The problem with the above code can be clearly illustrated with such a method:

public static void iterateTwice(Iterable<Game> games) {
 for (Game g : games) {
  System.out.println(g.getName());
 }
 
 for (Game g : games) {
  System.out.println(g.getName());
 }
 System.out.println();
}

If you directly pass in your iterable iterator to the above method, the Games will only be printed once.

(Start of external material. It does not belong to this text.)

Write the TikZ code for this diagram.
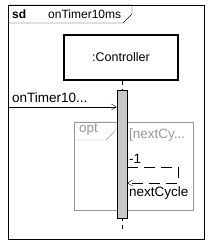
\documentclass[tikz,border=0pt]{standalone}
\usepackage{fontspec}
\setmainfont{Liberation Sans}
\usetikzlibrary{positioning,arrows.meta}
\definecolor{FrameGray}{RGB}{150, 150, 150}
\definecolor{BarGray}{RGB}{200, 200, 200}

\begin{document}
\begin{tikzpicture}[
        x=1pt, y=-1pt,
        font=\fontsize{12}{14}\selectfont,
        label/.style={inner sep=0pt, anchor=west},
        biglabel/.style={label, font=\fontsize{13.5}{15}\selectfont},
        lifeobj/.style={rectangle, draw, line width=2.4pt, minimum width=114pt,
                        minimum height=45pt, inner sep=0pt, font=\fontsize{12.5}{14}\selectfont},
        actbar/.style={rectangle, draw, fill=BarGray, minimum width=10pt,
                       minimum height=128pt, inner sep=0pt},
        msg/.style={-{Straight Barb[length=5pt,width=6pt]}, thin},
        reply/.style={msg, dashed, dash pattern=on 11pt off 6pt}
    ]
        \useasboundingbox (0,0) rectangle (213,243);

        % diagram frame
        \node[draw, thin, minimum width=196pt, minimum height=234pt, inner sep=0pt,
              anchor=north west] (frame) at (8,5) {};
        \draw[thin] (frame.north west) -- (132,5) -- (132,14) -- (123,23) -- (8,23);
        \node[label, font=\fontsize{12}{14}\selectfont\bfseries] (sd) at (12,14) {sd};
        \node[label] (title) at (48,14) {onTimer10ms};

        % lifeline
        \node[lifeobj] (ctrl) at (121,57.5) {:Controller};
        \coordinate (lifeend) at (122,231);
        \draw[thin, dashed, dash pattern=on 4pt off 4pt] (ctrl.south -| lifeend) -- (lifeend);

        % opt fragment
        \node[draw=FrameGray, thin, minimum width=119pt, minimum height=88pt, inner sep=0pt,
              anchor=north west] (opt) at (74,122) {};
        \draw[FrameGray, thin] (opt.north west) -- (115,122) -- (115,131) -- (106,140) -- (74,140);
        \node[biglabel, text=FrameGray] (optname) at (79,130) {opt};
        \node[biglabel, text=FrameGray] (guard) at (129,135) {[nextCy...};

        % activation
        \node[actbar, anchor=north] (act) at (122,90) {};

        % messages
        \coordinate (found) at (8,107);
        \draw[msg] (found) -- (act.west |- found);
        \node[biglabel] (trigger) at (12,98) {onTimer10...};

        \coordinate (selfa) at (178,167);
        \coordinate (selfb) at (178,183);
        \draw[reply] (act.east |- selfa) -- (selfa) -- (selfb) -- (act.east |- selfb);
        \node[biglabel] (seqno) at (129,159) {-1};
        \node[biglabel] (next) at (129,193) {nextCycle};
    \end{tikzpicture}
\end{document}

To illustrate this, let's assume that we will use the custom iterator mentioned above, CustomIterator, that implements both Iterator<Game> and Iterable<Game>. Our GameCollection implements Iterable<Game>, and its iterator() method returns new CustomIterator(games);. Now, let's also say that GameCollection also provides a method games() that also returns new CustomIterator(games);.

Here's an example that illustrates this:
GameCollection gc = new GameCollection();

gc.add(new Game("Broken Sword"));
gc.add(new Game("Grim Fandango"));
gc.add(new Game("Maniac Mansion"));

System.out.println("Printing the iterable collection, GameCollection");
iterateTwice(gc);

System.out.println("Printing the iterable iterator, CustomIterator");
CustomIterator gamesIterator = gc.games();
iterateTwice(gamesIterator);

The output of the above code is as follows:
Printing the iterable collection, GameCollection
Broken Sword
Grim Fandango
Maniac Mansion
Broken Sword
Grim Fandango
Maniac  Mansion

Printing the iterable iterator, CustomIterator
Broken Sword
Grim Fandango
Maniac Mansion

Notice how when passing the iterable CustomIterator iterator to the method, the Games were only printed once, whereas when we passed in the GameCollection that implements Iterable, the Games were printed twice.

This is because when CustomIterator was passed in, the second for loop terminated immediately.